The new limit is 281 terabytes. https://www.sqlite.org/limits.html
Though this is an old question, but let me share my findings for people who reach this question.
Although Sqlite documentation states that maximum size of database file is ~140 terabytes but your OS imposes its own restrictions on maximum file size for any type of file.
For e.g. if you are using FAT32 disk on Windows, maximum file size that I could achieve for sqLite db file was 2GB. (According to Microsoft site, limit on FAT 32 system is 4GB but still my sqlite db size was restricted to 2GB). While on Linux , I was able to reach 3 GB (where I stopped. it could have reached more size)
NOTE: I had written a small java program that will start populating sqlite db from 0 rows and go on populating until stop command is given.
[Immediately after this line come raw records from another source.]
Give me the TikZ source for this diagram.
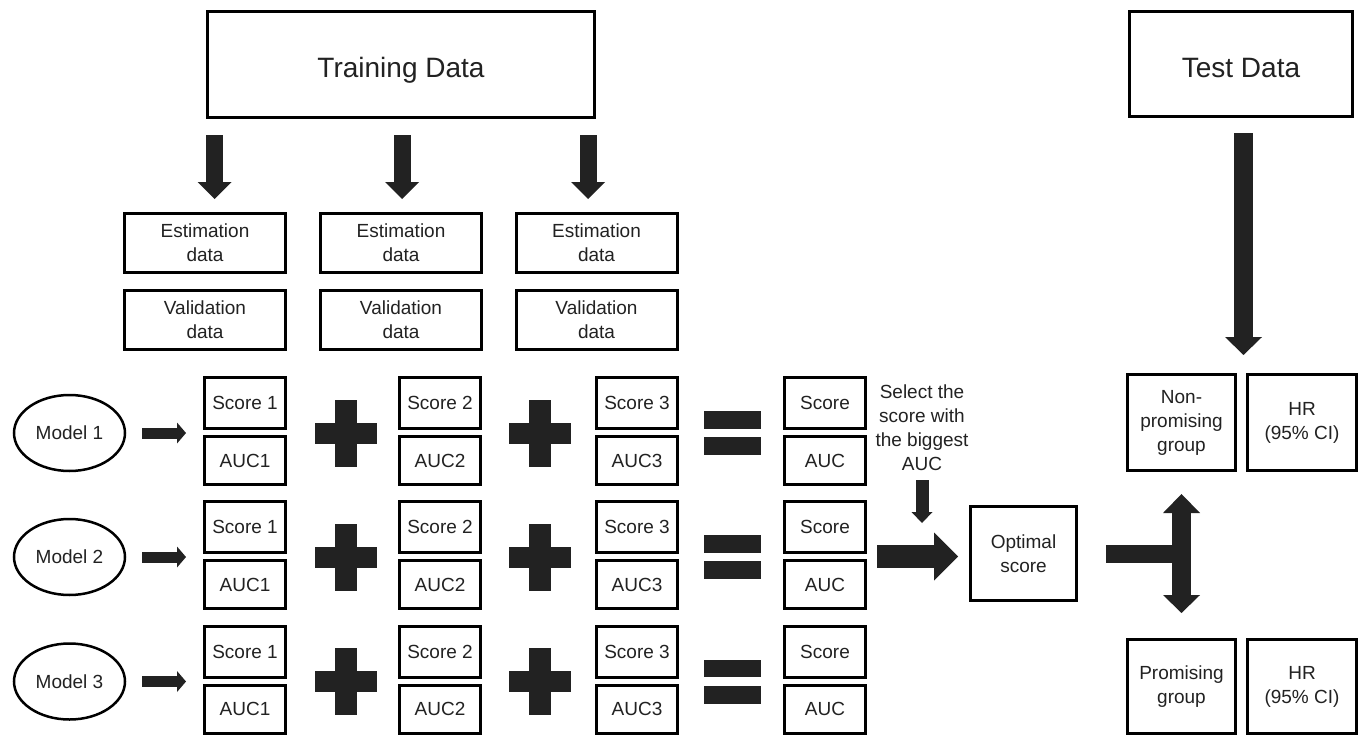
\documentclass[tikz,border=0pt]{standalone}
\usepackage{fontspec}
\setmainfont{Liberation Sans}
\usetikzlibrary{arrows.meta,shapes.geometric,calc}
\definecolor{ink}{HTML}{222222}
\begin{document}
\begin{tikzpicture}[x=1pt,y=-1pt,
  box/.style={draw=black, line width=3pt, inner sep=0pt, align=center, text=ink,
    font=\fontsize{19}{24}\selectfont},
  bigbox/.style={box, font=\fontsize{28}{34}\selectfont, text height=26pt, text depth=0pt},
  databox/.style={box, minimum width=161pt, minimum height=59pt},
  scorebox/.style={box, minimum width=81pt, minimum height=51pt},
  aucbox/.style={box, minimum width=81pt, minimum height=48pt},
  grpbox/.style={box, minimum width=108pt, minimum height=96pt},
  model/.style={draw=black, ellipse, line width=2.5pt, inner sep=0pt, text=ink,
    minimum width=111pt, minimum height=76pt, font=\fontsize{19}{24}\selectfont},
  label/.style={inner sep=0pt, align=center, text=ink, font=\fontsize{19}{24}\selectfont},
  downarrow/.style={draw=ink, line width=17pt, -{Triangle[length=17pt,width=34pt,line width=0pt]}},
  testarrow/.style={draw=ink, line width=19pt, -{Triangle[length=18pt,width=37pt,line width=0pt]}},
  smallarrow/.style={draw=ink, line width=11pt, -{Triangle[length=9pt,width=21pt,line width=0pt]}},
  selarrow/.style={draw=ink, line width=13pt, -{Triangle[length=11pt,width=21pt,line width=0pt]}},
  rightbig/.style={draw=ink, line width=23pt, -{Triangle[length=24pt,width=48pt,line width=0pt]}},
  twoway/.style={draw=ink, line width=19pt, {Triangle[length=19pt,width=37pt,line width=0pt]}-{Triangle[length=18pt,width=37pt,line width=0pt]}},
  stem/.style={draw=ink, line width=18pt},
  plusmark/.pic={\fill[ink] (-31,-10.5) rectangle (31,10.5);
                 \fill[ink] (-11,-33.5) rectangle (11,33.5);},
  equalmark/.pic={\fill[ink] (-28.5,-22) rectangle (28.5,-4.5);
                  \fill[ink] (-28.5,4) rectangle (28.5,22);}
]
\useasboundingbox (0,0) rectangle (1365,736);
\fill[white] (0,0) rectangle (1365,736);

% top boxes
\node[bigbox, minimum width=387pt, minimum height=106pt] (train) at (401,64.5) {Training Data};
\node[bigbox, minimum width=223pt, minimum height=105pt] (test) at (1241,64) {Test Data};

% estimation / validation
\foreach \i/\x in {1/205,2/401,3/596.5}{
  \node[databox] (est\i) at (\x,243) {Estimation\\data};
  \node[databox] (val\i) at (\x,320) {Validation\\data};
}

% rows
\foreach \r/\y in {1/433,2/557,3/681.5}{
  \node[model] (m\r) at (69.5,\y) {Model \r};
  \foreach \c/\x in {1/245,2/440,3/637}{
    \node[scorebox] (s\c r\r) at (\x,\y-30) {Score \c};
    \node[aucbox] (a\c r\r) at (\x,\y+27.5) {AUC\c};
  }
  \node[scorebox] (s4r\r) at (825,\y-30) {Score};
  \node[aucbox] (a4r\r) at (825,\y+27.5) {AUC};
  \pic (p1r\r) at (345.5,\y) {plusmark};
  \pic (p2r\r) at (540,\y) {plusmark};
  \pic (e\r) at (732.5,\y) {equalmark};
  \draw[smallarrow, shorten <=16pt, shorten >=17pt] (m\r.east) -- (m\r.east -| s1r\r.west);
}

% top arrows
\draw[downarrow, shorten <=16pt, shorten >=13pt] ($(train.south)+(-186.5,0)$) -- ($(est1.north)+(9.5,0)$);
\draw[downarrow, shorten <=16pt, shorten >=13pt] ($(train.south)+(1,0)$) -- ($(est2.north)+(1,0)$);
\draw[downarrow, shorten <=16pt, shorten >=13pt] ($(train.south)+(187,0)$) -- ($(est3.north)+(-8.5,0)$);

% selection text and optimal score
\node[label] (sel) at (922,428) {Select the\\score with\\the biggest\\AUC};
\node[box, minimum width=106pt, minimum height=94pt] (opt) at (1023.5,553.5) {Optimal\\score};
\coordinate (selstart) at (922,480);
\coordinate (selend) at (922,523);
\draw[selarrow] (selstart) -- (selend);
\draw[rightbig, shorten <=10pt, shorten >=11pt] ($(s4r2.south east)+(0,2.5)$) -- ($(opt.west |- s4r2.south east)+(0,2.5)$);

% groups
\node[grpbox] (np) at (1181.5,422.5) {Non-\\promising\\group};
\node[grpbox, minimum width=109pt] (hr1) at (1302,422.5) {HR\\(95\% CI)};
\node[grpbox, minimum height=94pt] (pr) at (1181.5,686.5) {Promising\\group};
\node[grpbox, minimum width=109pt, minimum height=94pt] (hr2) at (1302,686.5) {HR\\(95\% CI)};

% test arrow
\draw[testarrow, shorten <=15pt, shorten >=18pt] ($(test.south)+(2.5,0)$) -- ($(test.south |- np.north)+(2.5,0)$);

% T-shaped split arrow
\draw[stem, shorten <=28pt] (opt.east) -- (opt.east -| np.south);
\draw[twoway, shorten <=22pt, shorten >=25pt] (np.south) -- (pr.north);
\end{tikzpicture}
\end{document}
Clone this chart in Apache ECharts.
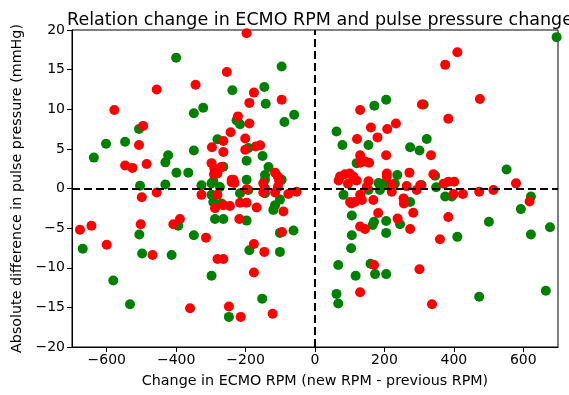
<!DOCTYPE html>
<html>
<head>
<meta charset="utf-8">
<script src="https://cdn.jsdelivr.net/npm/echarts@6/dist/echarts.min.js"></script>
<style>
html,body{margin:0;padding:0;background:#fff;}
#chart{width:569px;height:395px;}
</style>
</head>
<body>
<div id="chart"></div>
<script>
// Tick labels
var xTicks = [-600, -400, -200, 0, 200, 400, 600];
var yTicks = [-20, -15, -10, -5, 0, 5, 10, 15, 20];

// Red series: change in RPM
var redX = [-456,-578,-495,-507,-547,-526,-485,
  -197,-254,-344,-176,-189,-96,-222,-189,-243,-264,-201,-297,-264,-201,-171,-158,
  -298,-290,-281,-270,-291,-240,-235,-115,-107,-103,
  -240,-232,-197,-149,-144,-107,
  -456,-499,-677,-644,-600,-502,-468,-408,-389,-360,
  -327,-281,-288,-264,-245,-216,-197,-168,-149,-115,-77,-53,-91,-218,
  -314,-176,-146,-95,-281,-264,-176,-248,-214,-122,
  130,308,161,208,233,121,180,205,130,334,130,144,156,207,207,272,
  68,72,86,100,110,120,95,154,221,264,303,370,
  410,375,475,384,341,384,401,579,514,473,
  101,115,135,130,149,168,221,255,256,293,283,182,238,130,144,274,360,170,301,130,337,
  399,426,618,384,105];
// Red series: absolute difference in pulse pressure
var redY = [12.5,9.9,7.9,5.5,2.9,2.6,3.1,
  19.6,14.7,13.1,12.1,10.8,11.2,9.1,8.2,7.1,6.0,6.3,5.2,4.6,4.9,5.3,5.45,
  3.2,2.5,1.9,2.7,1.8,1.1,1.1,2.0,1.5,0.85,
  0.8,0.7,-0.1,0.65,0,0.2,
  -0.5,-1.1,-5.2,-4.7,-7.1,-4.5,-8.4,-4.5,-3.85,-15.1,
  -0.8,-0.8,-2.5,-2.1,-2.2,-1.8,-1.8,-2.4,-0.5,-0.5,-0.7,-0.4,-2.9,-3.85,
  -6.2,-7.0,-8.0,-5.5,-8.9,-8.9,-10.6,-14.9,-16.2,-15.8,
  9.9,10.6,7.7,7.5,8.2,6.25,6.45,4.2,4.2,4.2,3.25,3.4,3.25,1.9,1.5,2.0,
  1.0,1.5,1.8,1.9,1.5,1.0,0.6,0.9,0.5,0.3,0.4,0.6,
  17.2,15.6,11.3,8.8,1.8,0.85,0.85,0.65,-0.2,-0.4,
  -1.7,-1.7,-1.45,-0.8,0.2,-1.45,-0.4,-1.25,-1.9,-0.2,-3.05,-3.1,-3.8,-4.8,-5.1,-5.1,-6.4,-9.65,-10.2,-13.1,-14.6,
  -0.7,-0.7,-1.65,-3.6,-1.9];

// Green series
var greenX = [-400,-507,-602,-547,-637,-431,-423,-399,-365,-504,-431,
  -96,-238,-146,-142,-349,-322,-60,-88,-226,-216,-281,-192,-349,-151,-197,-134,-264,-197,-144,-144,-96,-327,-298,-274,-293,
  -192,-144,-216,
  -298,-293,-101,-115,-120,-288,-264,-197,-669,-506,-498,-413,-394,-581,-533,-349,-189,-101,-101,-62,-298,-152,-248,-269,
  205,171,313,62,79,154,322,274,301,120,237,346,183,192,207,230,307,696,552,349,
  82,154,187,274,106,245,170,166,205,205,106,104,67,160,173,205,117,62,67,375,394,622,593,501,410,622,677,473,665];
var greenY = [16.5,7.5,5.65,5.9,3.9,3.3,4.2,2.0,2.0,0.35,0.5,
  15.4,12.4,12.8,10.7,9.5,10.2,9.3,8.4,8.6,8.1,6.2,5.1,4.8,4.1,3.5,2.7,2.75,1.1,1.7,1.1,1.1,0.4,0.65,0.2,0.9,
  -0.2,-0.6,-0.6,
  -0.8,-1.7,-1.4,-2.1,-2.7,-3.85,-3.85,-4.05,-7.6,-5.8,-8.2,-8.4,-4.7,-11.6,-14.6,-5.9,-7.8,-8.0,-5.6,-5.3,-11.0,-13.9,-16.2,-1.9,
  11.2,10.45,10.6,7.2,5.5,5.5,6.25,5.2,4.8,3.2,1.7,1.6,0.7,0.6,0.6,0.6,0.45,19.1,2.4,0.15,
  -0.8,-0.2,-0.2,-1.7,-3.4,-4.5,-4.2,-4.6,-4.1,-5.6,-5.9,-7.55,-9.65,-9.5,-10.8,-10.8,-11.0,-13.3,-14.5,-1.0,-1.0,-1.0,-2.6,-4.2,-6.1,-5.8,-4.9,-13.65,-12.9];

function pairs(xs, ys){ var out=[]; for (var i=0;i<xs.length;i++) out.push([xs[i], ys[i]]); return out; }
function fmt(v){ return String(v).replace('-', '\u2212'); }

var font = 'DejaVu Sans';
var chart = echarts.init(document.getElementById('chart'), null, {renderer:'canvas'});
chart.setOption({
  animation:false,
  backgroundColor:'#fff',
  title:{
    text:'Relation change in ECMO RPM and pulse pressure change',
    left:315, top:6, textAlign:'center',
    textStyle:{fontFamily:font, fontSize:17.5, fontWeight:'normal', color:'#000'}
  },
  grid:{left:72, right:11, top:30, bottom:48, show:true, borderColor:'#000', borderWidth:1, backgroundColor:'transparent'},
  xAxis:{
    type:'value', min:-700, max:700,
    name:'Change in ECMO RPM (new RPM - previous RPM)', nameLocation:'middle', nameGap:27,
    nameTextStyle:{fontFamily:font, fontSize:14.3, color:'#000'},
    axisLine:{show:true, onZero:false, lineStyle:{color:'#000', width:1}},
    axisTick:{show:true, length:5, customValues:xTicks, lineStyle:{color:'#000'}},
    axisLabel:{show:true, margin:6, customValues:xTicks, formatter:fmt, fontFamily:font, fontSize:14, color:'#000'},
    splitLine:{show:false}
  },
  yAxis:{
    type:'value', min:-20, max:20, interval:5,
    name:'Absolute difference in pulse pressure (mmHg)', nameLocation:'middle', nameGap:45,
    nameTextStyle:{fontFamily:font, fontSize:14.3, color:'#000'},
    axisLine:{show:true, onZero:false, lineStyle:{color:'#000', width:1}},
    axisTick:{show:true, length:5, lineStyle:{color:'#000'}},
    axisLabel:{show:true, margin:7, formatter:fmt, fontFamily:font, fontSize:14, color:'#000'},
    splitLine:{show:false}
  },
  series:[
    {
      type:'scatter', name:'green', data:pairs(greenX, greenY), symbolSize:10,
      itemStyle:{color:'#008000', opacity:1}, z:3
    },
    {
      type:'scatter', name:'red', data:pairs(redX, redY), symbolSize:10,
      itemStyle:{color:'#ff0000', opacity:1}, z:3,
      markLine:{
        silent:true, symbol:['none','none'], label:{show:false},
        lineStyle:{color:'#000', width:2, type:[8,4]},
        data:[{xAxis:0},{yAxis:0}],
        z:5
      }
    }
  ]
});
</script>
</body>
</html>
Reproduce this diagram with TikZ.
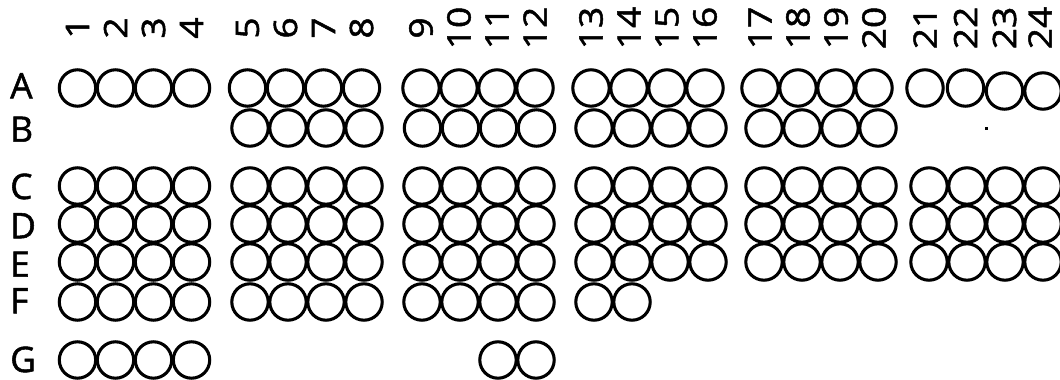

The maximum number of bytes in a string or BLOB in SQLite is defined by the preprocessor macro SQLITE_MAX_LENGTH. The default value of this macro is 1 billion (1 thousand million or 1,000,000,000).
The current implementation will only support a string or BLOB length up to 231-1 or 2147483647
The default setting for SQLITE_MAX_COLUMN is 2000. You can change it at compile time to values as large as 32767. On the other hand, many experienced database designers will argue that a well-normalized database will never need more than 100 columns in a table.
SQLite does not support joins containing more than 64 tables.
The theoretical maximum number of rows in a table is 2^64 (18446744073709551616 or about 1.8e+19). This limit is unreachable since the maximum database size of 140 terabytes will be reached first.
Max size of DB : 140 terabytes
Please check URL for more info : https://www.sqlite.org/limits.html
I'm just starting to explore SQLite for a project I'm working on, but it seems to me that the effective size of a database is actually more flexible than the file system would seem to allow.
By utilizing the 'attach' capability, a database could be compiled that would exceed the file system's max file size by up to 125 times... so a FAT32 effective limit would actually be 500GB (125 x 4GB)... if the data could be balanced perfectly between the various files.